Consumer pessimism creates vicious circle for retailers
Moscow's glamorous boutiques are quiet these days – cause and effect of a 10% contraction in the national economy in the first half of this year. At least 6 million people are out of work in June – and the fountain of consumer credit has run dry.
It's a pattern repeated across the economy, according to Johnny Manglani, President of Uomo Collezioni.
“I believe that the sales of every company – it doesn't matter if it is retail, wholesale, trading, banks – everything is down an average of 25 to 40% in Russia.”
People on Moscow streets are not convinced the days of carefree-spending will return.
“In connection with the crisis, there are more sales. Because people need to buy things, and there's the understanding that they're looking for more sales.”

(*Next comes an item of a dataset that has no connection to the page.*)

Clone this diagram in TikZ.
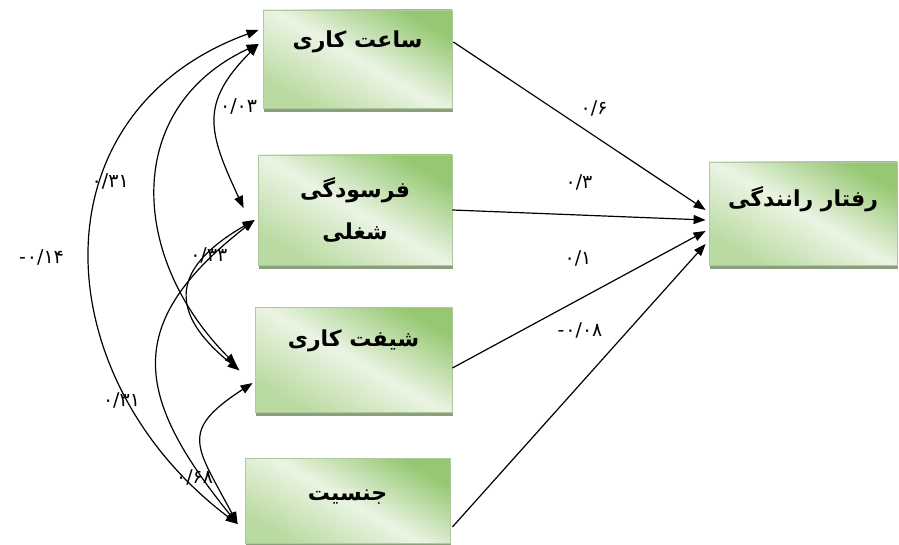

“You still don't understand why this is going on. It's a result of who's come to power. I've lived life, I know.”
“It's never going to get better – only worse.”
“I think I'm buying the same. I'm a government worker and because of that I don't buy a lot now. I live within my means.”
However, Pavel Teplukhin, Managing Director of Troika Dialog, suggests things will pick up – and soon.
“People try to save as much as they can, thus reducing their current consumption, this is what we observe. But the shock will be over with the next few months or so, and I expect that consumption will probably follow the previous pattern.”
Commodity prices are the key to the Russian economy. But the OECD says Moscow should not rely on oil to bail out the economy – and should do more to diversify.